Je vous suggère de regarder bien la Terre où nous marchons ! Elle était il n’y a guère une masse indigeste et brouillée, un chaos de matière confuse, une crasse noire et gluante dont le Soleil s’était purgé (p. 388). Enfin, l’état normal de l’être est l’état de nature et à l’état de nature, l’homme n’a pas encore inventé de dieux ; ce que vous appelez « athée » est cet état normal de l’homme. Quant à Dieu, il est lassant de devoir réfuter ce qui n’existe pas. Sur ce, je rentre à Sannois, sous l’église.


Notes

  1. Carlo Levi, Raoul Vaneigem, Clovis Trouille, Isaac Asimov, Jean-Sébastien Bach, Bernardino Telesio, Mark Twain, Satan
  2. Voir la très consistante notice de Wikipedia : Savinien de Cyrano de Bergerac
  3. OVRAAR : voir note dans les interviews posthumes précédents.

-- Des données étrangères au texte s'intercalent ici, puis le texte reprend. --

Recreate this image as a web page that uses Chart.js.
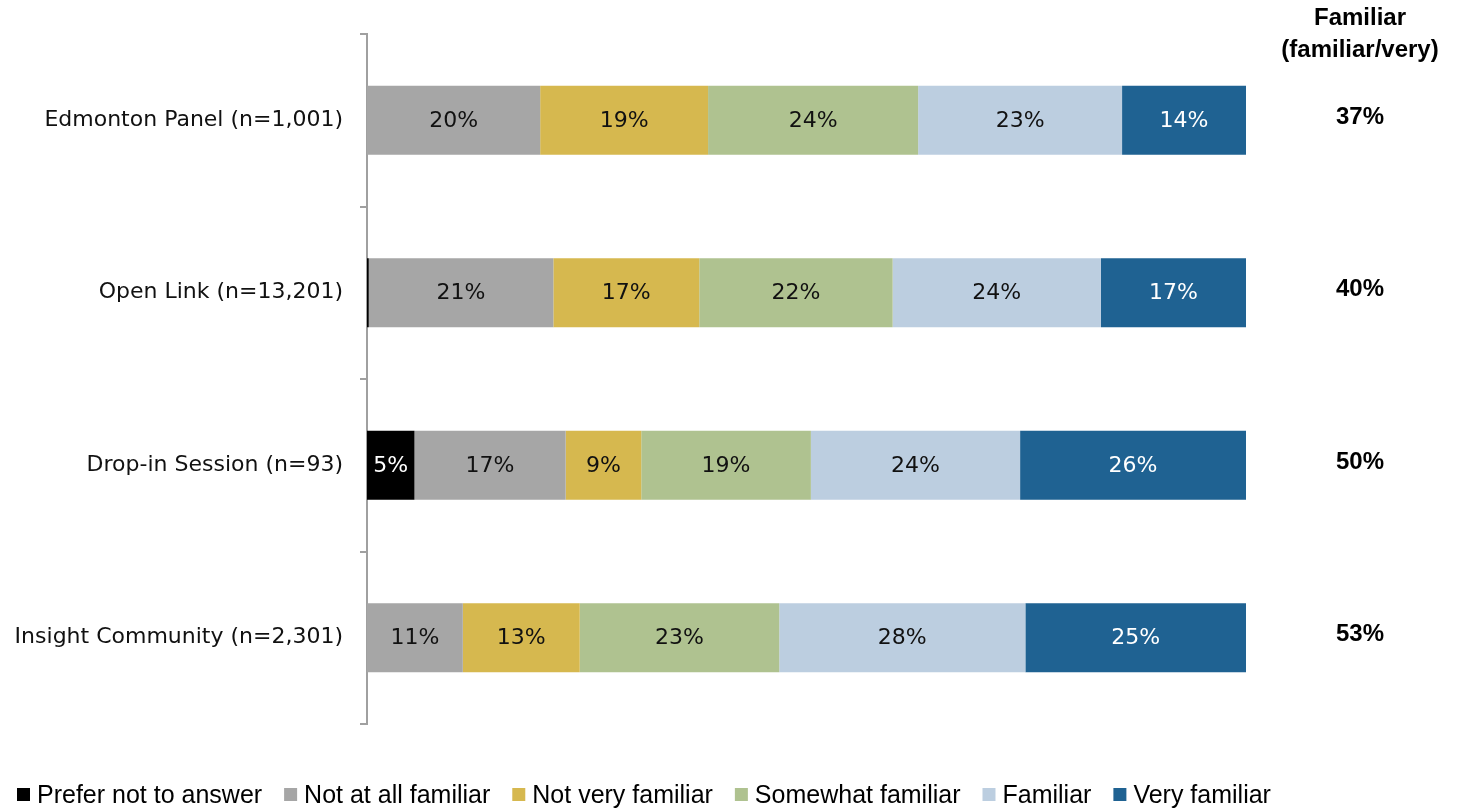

  4. Savinien Cyrano de Bergerac, L’Autre Monde – Les États et Empires de la Lune et du Soleil (1657-1662), 229 p., in Voyages aux Pays de nulle Part, Bouquins, Robert Laffont, Paris, 1284 p, pp. 277-506. – d’où j’ai tiré les citations et l’édition de poche : Savinien Cyrano de Bergerac, L’Autre Monde – Les États et Empires de la Lune – Les États et Empires du Soleil, suivi de Fragment de Physique, Gallimard, Folio classique (4110), Paris, 2004, 432 p.
  5. Hercule Savinien Cyrano, dit Cyrano de Bergerac, « La Mort d’Agrippine », Tragédie, Acte II, Scène IV, v. 638, Paris, 1654. Les vers cités ici sont notés par un chiffre qui les situe dans la pièce.
  6. Savinien Cyrano de Bergerac, L’Autre Monde, op. cit., p. 294. Toutes les citations tirées de cet ouvrage sont mentionnées entre parenthèses dans la suite du texte.